Telenor Group has announced  an agreement under which the Norwegian mobile operator will sell its 51 per cent share of Digital Money Myanmar Limited to a subsidiary of Yoma Strategic for $53 million.

On conclusion of the sale, Yoma Strategic will become the controlling shareholder of Wave Money, a provider of money transfer and digital payments in Myanmar. The agreement between Yoma Strategic and Telenor Group completes a divestment process that was announced in June 2020. Though the transaction is subject to regulatory approval from the Myanmar Central Bank, that is thought to be a formality.

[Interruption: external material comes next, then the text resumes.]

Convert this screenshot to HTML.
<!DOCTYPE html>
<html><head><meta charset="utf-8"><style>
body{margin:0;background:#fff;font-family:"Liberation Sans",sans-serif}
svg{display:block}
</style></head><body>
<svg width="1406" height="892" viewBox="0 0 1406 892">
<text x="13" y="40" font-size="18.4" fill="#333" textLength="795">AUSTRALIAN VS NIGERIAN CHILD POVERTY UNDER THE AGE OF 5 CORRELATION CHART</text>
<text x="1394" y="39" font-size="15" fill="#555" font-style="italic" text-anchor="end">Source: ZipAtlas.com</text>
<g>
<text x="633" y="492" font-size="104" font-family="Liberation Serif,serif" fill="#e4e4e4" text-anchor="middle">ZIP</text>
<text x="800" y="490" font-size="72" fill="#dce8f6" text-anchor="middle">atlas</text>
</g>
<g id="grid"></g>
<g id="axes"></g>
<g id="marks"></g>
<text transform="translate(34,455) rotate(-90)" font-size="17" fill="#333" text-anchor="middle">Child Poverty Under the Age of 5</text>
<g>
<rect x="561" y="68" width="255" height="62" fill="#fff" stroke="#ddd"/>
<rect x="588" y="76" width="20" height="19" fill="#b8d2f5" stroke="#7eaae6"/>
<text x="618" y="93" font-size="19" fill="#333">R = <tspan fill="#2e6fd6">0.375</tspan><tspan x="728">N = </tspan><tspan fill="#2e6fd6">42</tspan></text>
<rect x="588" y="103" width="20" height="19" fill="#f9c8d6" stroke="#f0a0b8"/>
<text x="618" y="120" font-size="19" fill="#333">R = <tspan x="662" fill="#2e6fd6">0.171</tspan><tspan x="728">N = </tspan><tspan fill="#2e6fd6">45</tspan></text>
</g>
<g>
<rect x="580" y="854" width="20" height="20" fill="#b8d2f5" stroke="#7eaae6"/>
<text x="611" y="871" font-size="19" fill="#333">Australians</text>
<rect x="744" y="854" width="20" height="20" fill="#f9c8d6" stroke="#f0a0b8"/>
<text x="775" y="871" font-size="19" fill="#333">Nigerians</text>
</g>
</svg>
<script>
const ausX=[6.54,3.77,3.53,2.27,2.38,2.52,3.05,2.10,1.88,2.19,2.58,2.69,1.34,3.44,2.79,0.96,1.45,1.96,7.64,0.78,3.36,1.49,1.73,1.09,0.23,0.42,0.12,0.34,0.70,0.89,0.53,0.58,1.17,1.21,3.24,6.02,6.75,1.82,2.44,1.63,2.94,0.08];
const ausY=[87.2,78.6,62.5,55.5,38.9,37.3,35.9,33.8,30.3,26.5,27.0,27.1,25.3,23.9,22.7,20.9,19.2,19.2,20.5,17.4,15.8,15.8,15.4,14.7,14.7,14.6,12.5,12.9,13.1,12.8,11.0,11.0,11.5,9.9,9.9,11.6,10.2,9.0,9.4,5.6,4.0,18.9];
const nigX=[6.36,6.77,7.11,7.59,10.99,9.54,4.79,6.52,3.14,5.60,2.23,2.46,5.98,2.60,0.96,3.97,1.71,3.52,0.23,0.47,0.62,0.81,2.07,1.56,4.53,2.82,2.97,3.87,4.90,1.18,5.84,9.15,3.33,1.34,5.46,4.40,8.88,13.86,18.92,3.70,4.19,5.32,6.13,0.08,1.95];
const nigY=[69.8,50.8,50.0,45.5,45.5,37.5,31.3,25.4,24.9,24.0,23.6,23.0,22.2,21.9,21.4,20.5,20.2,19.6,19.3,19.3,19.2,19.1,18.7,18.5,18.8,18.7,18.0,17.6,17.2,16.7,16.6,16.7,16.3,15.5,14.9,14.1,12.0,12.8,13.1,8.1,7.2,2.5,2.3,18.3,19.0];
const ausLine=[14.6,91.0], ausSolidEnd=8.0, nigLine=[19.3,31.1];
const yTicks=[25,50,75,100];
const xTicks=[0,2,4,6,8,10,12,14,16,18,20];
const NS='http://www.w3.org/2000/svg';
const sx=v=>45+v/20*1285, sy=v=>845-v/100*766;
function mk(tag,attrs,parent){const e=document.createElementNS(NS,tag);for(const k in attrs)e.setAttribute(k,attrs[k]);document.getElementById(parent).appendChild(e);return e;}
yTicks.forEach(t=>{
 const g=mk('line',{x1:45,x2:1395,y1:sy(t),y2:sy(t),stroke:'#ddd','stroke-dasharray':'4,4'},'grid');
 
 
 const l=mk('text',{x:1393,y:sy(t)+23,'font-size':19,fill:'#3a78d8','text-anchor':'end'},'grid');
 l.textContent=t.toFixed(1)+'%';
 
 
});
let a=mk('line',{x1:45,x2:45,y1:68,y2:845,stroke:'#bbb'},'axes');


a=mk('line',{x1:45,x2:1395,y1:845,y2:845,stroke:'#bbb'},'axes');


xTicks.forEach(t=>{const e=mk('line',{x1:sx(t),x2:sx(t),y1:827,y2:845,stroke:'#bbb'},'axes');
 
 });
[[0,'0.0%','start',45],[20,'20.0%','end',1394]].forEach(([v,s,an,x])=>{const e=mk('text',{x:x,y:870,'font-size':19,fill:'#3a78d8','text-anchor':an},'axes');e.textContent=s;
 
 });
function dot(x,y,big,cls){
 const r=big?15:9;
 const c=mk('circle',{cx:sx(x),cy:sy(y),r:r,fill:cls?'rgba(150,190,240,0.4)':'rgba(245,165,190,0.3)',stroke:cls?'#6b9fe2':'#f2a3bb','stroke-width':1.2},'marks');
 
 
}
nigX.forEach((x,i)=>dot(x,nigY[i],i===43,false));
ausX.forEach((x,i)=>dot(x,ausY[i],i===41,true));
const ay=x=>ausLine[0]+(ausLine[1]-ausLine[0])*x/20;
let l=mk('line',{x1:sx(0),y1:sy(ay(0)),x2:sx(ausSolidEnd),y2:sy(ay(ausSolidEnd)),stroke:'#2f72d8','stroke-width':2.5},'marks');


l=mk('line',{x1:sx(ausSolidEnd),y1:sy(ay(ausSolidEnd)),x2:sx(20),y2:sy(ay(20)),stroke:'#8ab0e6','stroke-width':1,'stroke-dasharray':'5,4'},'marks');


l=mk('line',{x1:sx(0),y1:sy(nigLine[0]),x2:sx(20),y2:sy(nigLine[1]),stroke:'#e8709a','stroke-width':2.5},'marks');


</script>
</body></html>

Massive wave of digital money

The company was a joint venture in 2016 after fintech pioneer Yoma was granted a license under Myanmar’s new Mobile Financial Services Regulation. By 2020 Wave Money was processing $8.7 billion a year in remittance and payments, roughly 12 percent of Myanmar’s GDP. The company runs a network of more than 45,000 active agents AKA Wave Shops in urban and rural areas in 295 of the 330 townships nationwide. The business has seen a significant recovery in volumes since June 2021 with the trend expected to continue.

Melvyn Pun, CEO of Yoma Strategic, said the digitisation of the Myanmar economy, in particular in financial services, has been remarkable for Myanmar. “We are pleased that Wave Money has positively transformed the way of life of people in Myanmar, bringing financial inclusion to the masses,” said Pun.

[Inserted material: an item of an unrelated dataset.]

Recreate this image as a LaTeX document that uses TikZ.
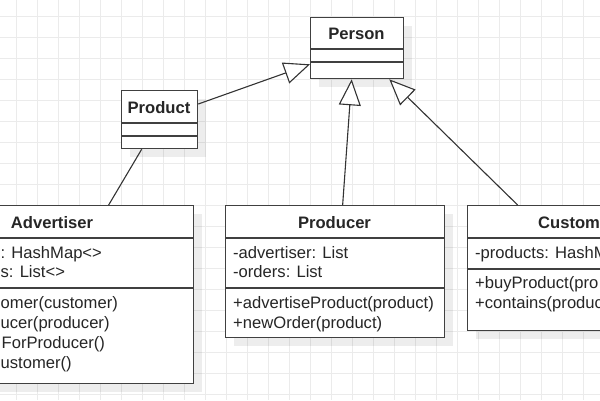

Why is Telenor waving goodbye to money?

Wave Money played a critical role in Myanmar’s financial service industry and te money supply after ordinary banking services were disrupted following the military’s seizure of power on Feb. 1, 2021, according to AP News.

Telenor has been seeking to withdraw from Myanmar since then, but it has so far not finalized a planned sale of its mobile phone networks, announced in July 2021, to the M1 Group, a Lebanese-based investment firm.

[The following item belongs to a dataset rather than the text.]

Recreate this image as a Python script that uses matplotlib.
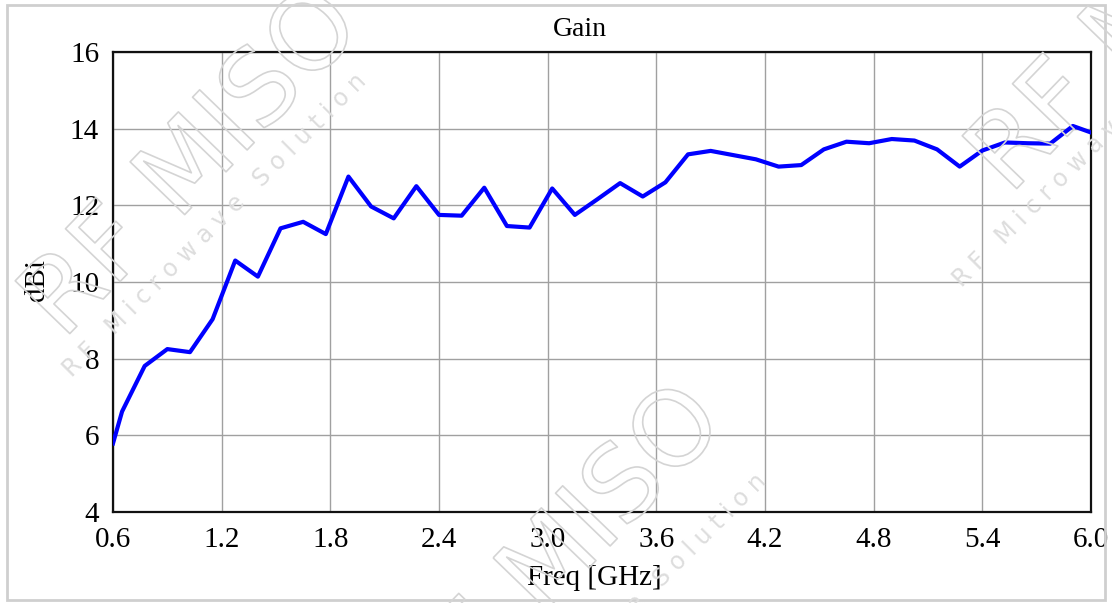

Telenor wrote off the value of its Myanmar business after the military takeover ignited a public backlash and the authorities imposed limits on mobile and internet access, says AP News.

Telenor is proud of its work in Myanmar 

“Telenor is proud to have been part of Wave Money’s journey to empower the people of Myanmar with access to financial services,” said Lars Erik Tellmann, head of Telenor Group’s financial services, “we are confident that Yoma [can] take Wave Money to the next level financial inclusion.”

In Asia Telenor is in the middle of major consolidation, according to analyst John Strand, founder of Strand Consult, who said that few policy makers understand consolidation and its benefits. 

Telenor to concentrate on reshaping

Meanwhile Telenor has to build an infrastructure for 5G. The telco is moving its IT systems to Google Cloud, using the hyperscaler’s artificial intelligence (AI) and machine learning (ML) tools to get insights from its data, and developing new solutions, cloud specialist Danielle Royston, CEO of TelcoDR, told Mobile Europe in December. “I presume Telenor will be making the most of Google Cloud talent to deliver on this last point. It’ll be interesting to see how Telenor’s cloud transformation unfolds and how quickly.”